## Problem to solve
Begin at the first line of the data and copy each line through the one containing "from matplotlib.lines import Line2D", that line included, with no pictures.

==== Data extract

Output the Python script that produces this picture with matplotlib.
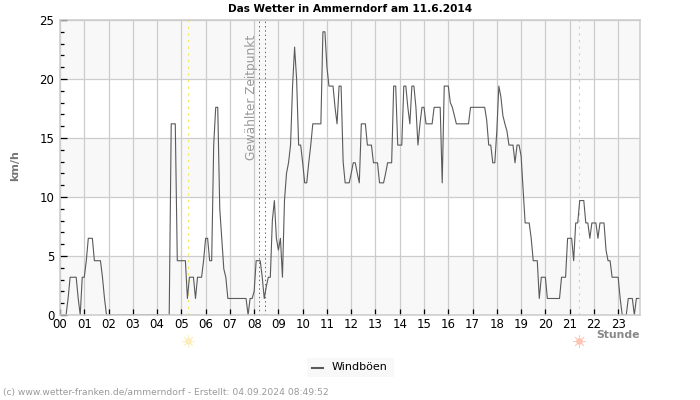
import matplotlib
matplotlib.use("Agg")
import matplotlib.pyplot as plt
from matplotlib.patches import Rectangle
from matplotlib.lines import Line2D

# Windboeen in km/h, ein Wert alle 5 Minuten (12 pro Stunde)
stunde_00 = [0, 0, 0, 0, 1.4, 3.2, 3.2, 3.2, 3.2, 1.4, 0, 3.2]
stunde_01 = [3.2, 4.6, 6.5, 6.5, 6.5, 4.6, 4.6, 4.6, 4.6, 3.2, 1.4, 0]
stunde_02 = [0] * 12
stunde_03 = [0] * 12
stunde_04 = [0, 0, 0, 0, 0, 0, 0, 16.2, 16.2, 16.2, 4.6, 4.6]
stunde_05 = [4.6, 4.6, 4.6, 1.4, 3.2, 3.2, 3.2, 1.4, 3.2, 3.2, 3.2, 4.6]
stunde_06 = [6.5, 6.5, 4.6, 4.6, 14.4, 17.6, 17.6, 9.0, 6.5, 3.9, 3.2, 1.4]
stunde_07 = [1.4, 1.4, 1.4, 1.4, 1.4, 1.4, 1.4, 1.4, 1.4, 0, 1.4, 1.4]
stunde_08 = [2.0, 4.6, 4.6, 4.6, 3.2, 1.4, 2.4, 3.2, 3.2, 8.0, 9.7, 6.5]
stunde_09 = [5.5, 6.5, 3.2, 9.7, 12.0, 12.9, 14.4, 19.4, 22.7, 20.0, 14.4, 14.4]
stunde_10 = [12.9, 11.2, 11.2, 12.9, 14.4, 16.2, 16.2, 16.2, 16.2, 16.2, 24.0, 24.0]
stunde_11 = [21.0, 19.4, 19.4, 19.4, 17.6, 16.2, 19.4, 19.4, 13.0, 11.2, 11.2, 11.2]
stunde_12 = [12.0, 12.9, 12.9, 12.0, 11.2, 16.2, 16.2, 16.2, 14.4, 14.4, 14.4, 12.9]
stunde_13 = [12.9, 12.9, 11.2, 11.2, 11.2, 12.0, 12.9, 12.9, 12.9, 19.4, 19.4, 14.4]
stunde_14 = [14.4, 14.4, 19.4, 19.4, 17.6, 16.2, 19.4, 19.4, 17.6, 14.4, 16.2, 17.6]
stunde_15 = [17.6, 16.2, 16.2, 16.2, 16.2, 17.6, 17.6, 17.6, 17.6, 11.2, 19.4, 19.4]
stunde_16 = [19.4, 18.0, 17.6, 16.9, 16.2, 16.2, 16.2, 16.2, 16.2, 16.2, 16.2, 17.6]
stunde_17 = [17.6, 17.6, 17.6, 17.6, 17.6, 17.6, 17.6, 16.5, 14.4, 14.4, 12.9, 12.9]
stunde_18 = [15.6, 19.4, 18.5, 16.9, 16.2, 15.6, 14.4, 14.4, 14.4, 12.9, 14.4, 14.4]
stunde_19 = [13.5, 10.6, 7.8, 7.8, 7.8, 6.5, 4.6, 4.6, 4.6, 1.4, 3.2, 3.2]
stunde_20 = [3.2, 1.4, 1.4, 1.4, 1.4, 1.4, 1.4, 1.4, 3.2, 3.2, 3.2, 6.5]
stunde_21 = [6.5, 6.5, 4.6, 7.8, 7.8, 9.7, 9.7, 9.7, 7.8, 7.8, 6.5, 7.8]
stunde_22 = [7.8, 7.8, 6.5, 7.8, 7.8, 7.8, 5.5, 4.6, 4.6, 3.2, 3.2, 3.2]
stunde_23 = [3.2, 1.4, 0, 0, 0, 1.4, 1.4, 1.4, 0, 1.4, 1.4, 1.4]

windboeen = (stunde_00 + stunde_01 + stunde_02 + stunde_03 + stunde_04 + stunde_05
             + stunde_06 + stunde_07 + stunde_08 + stunde_09 + stunde_10 + stunde_11
             + stunde_12 + stunde_13 + stunde_14 + stunde_15 + stunde_16 + stunde_17
             + stunde_18 + stunde_19 + stunde_20 + stunde_21 + stunde_22 + stunde_23)
zeit = [i / 12 for i in range(len(windboeen))]

stunden = list(range(24))
stunden_labels = [f"{h:02d}" for h in stunden]
y_major = [0, 5, 10, 15, 20, 25]
y_minor = list(range(26))
baender = [(0, 5), (10, 15), (20, 25)]

sonnenaufgang = 5.29
sonnenuntergang = 21.4
zeitpunkt = [8.21, 8.46]

B, H = 700, 400
GRID = "#cccccc"

fig = plt.figure(figsize=(7, 4), dpi=100)
ax = fig.add_axes([60 / B, 1 - 315 / H, 580 / B, 295 / H])
ax.set_xlim(0, 23.9)
ax.set_ylim(0, 25)

# Hintergrundbaender und Gitter
for unten, oben in baender:
    ax.axhspan(unten, oben, color="#f8f8f8", lw=0, zorder=0)
ax.set_axisbelow(True)
ax.grid(True, which="major", color=GRID, lw=0.9)

ax.set_xticks(stunden)
ax.set_xticklabels(stunden_labels, fontsize=8.5)
ax.set_yticks(y_major)
ax.set_yticklabels(y_major, fontsize=8.5)
ax.set_yticks(y_minor, minor=True)
ax.tick_params(axis="x", which="major", direction="in", length=4, width=0.9, pad=2.5, color="black")
ax.tick_params(axis="y", which="major", direction="in", length=5, width=0.9, pad=4, color="black")
ax.tick_params(axis="y", which="minor", direction="in", length=3, width=0.9, color="black")
# Achsenlinie liegt ueber der Kurve, damit die Null-Werte nicht zu sehen sind
for seite in ax.spines.values():
    seite.set_color(GRID)
    seite.set_linewidth(1.1)
    seite.set_zorder(5)

# Senkrechte Markierungen
ax.axvline(sonnenaufgang, color="#f5e65a", lw=0.8, ls=(0, (2, 4)), zorder=2)
ax.axvline(sonnenuntergang, color="#f0c890", lw=0.8, ls=(0, (2, 4)), zorder=2)
for z in zeitpunkt:
    ax.axvline(z, color="#666666", lw=0.72, ls=(0, (1.4, 2.9)), zorder=2)

ax.plot(zeit, windboeen, color="#5a5a5a", lw=0.8, zorder=3)

# Sonnensymbole unter der Achse
trans = ax.get_xaxis_transform()
y_sonne = -26 / 295
ax.plot([sonnenaufgang], [y_sonne], transform=trans, clip_on=False, marker="o", ms=4.5,
        color="#fde9a6", mec="none")
ax.plot([sonnenaufgang], [y_sonne], transform=trans, clip_on=False, marker=(8, 2, 0), ms=9,
        color="#fdeec0", mew=0.6)
ax.plot([sonnenuntergang], [y_sonne], transform=trans, clip_on=False, marker="o", ms=4.5,
        color="#fdb39a", mec="none")
ax.plot([sonnenuntergang], [y_sonne], transform=trans, clip_on=False, marker=(8, 2, 0), ms=9,
        color="#fdc8b4", mew=0.6)

# Texte
fig.text(350 / B, 1 - 9 / H, "Das Wetter in Ammerndorf am 11.6.2014", ha="center", va="center",
         fontsize=7.6, fontweight="bold", color="black")
fig.text(15 / B, 1 - 166 / H, "km/h", rotation=90, ha="center", va="center",
         fontsize=8, fontweight="bold", color="#777777")
fig.text(640 / B, 1 - 335 / H, "Stunde", ha="right", va="center",
         fontsize=7.8, fontweight="bold", color="#888888")
fig.text(252 / B, 1 - 97 / H, "Gewählter Zeitpunkt", rotation=90, ha="center", va="center",
         fontsize=8.7, color="#999999")
fig.text(3 / B, 1 - 393 / H, "(c) www.wetter-franken.de/ammerndorf - Erstellt: 04.09.2024 08:49:52",
         ha="left", va="center", fontsize=6.6, color="#999999")

# Legende
fig.add_artist(Rectangle((307 / B, 1 - 377 / H), 87 / B, 19 / H, transform=fig.transFigure,
                         facecolor="#f8f8f8", edgecolor="none"))
fig.add_artist(Line2D([312 / B, 323 / B], [1 - 368 / H, 1 - 368 / H], transform=fig.transFigure,
                      color="#5a5a5a", lw=1.5))
fig.text(332 / B, 1 - 367 / H, "Windböen", ha="left", va="center", fontsize=8, color="black")

fig.savefig("out.png", dpi=100)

========

## Exercise solution
Output the Python script that produces this picture with matplotlib.
import matplotlib
matplotlib.use("Agg")
import matplotlib.pyplot as plt
from matplotlib.patches import Rectangle
from matplotlib.lines import Line2D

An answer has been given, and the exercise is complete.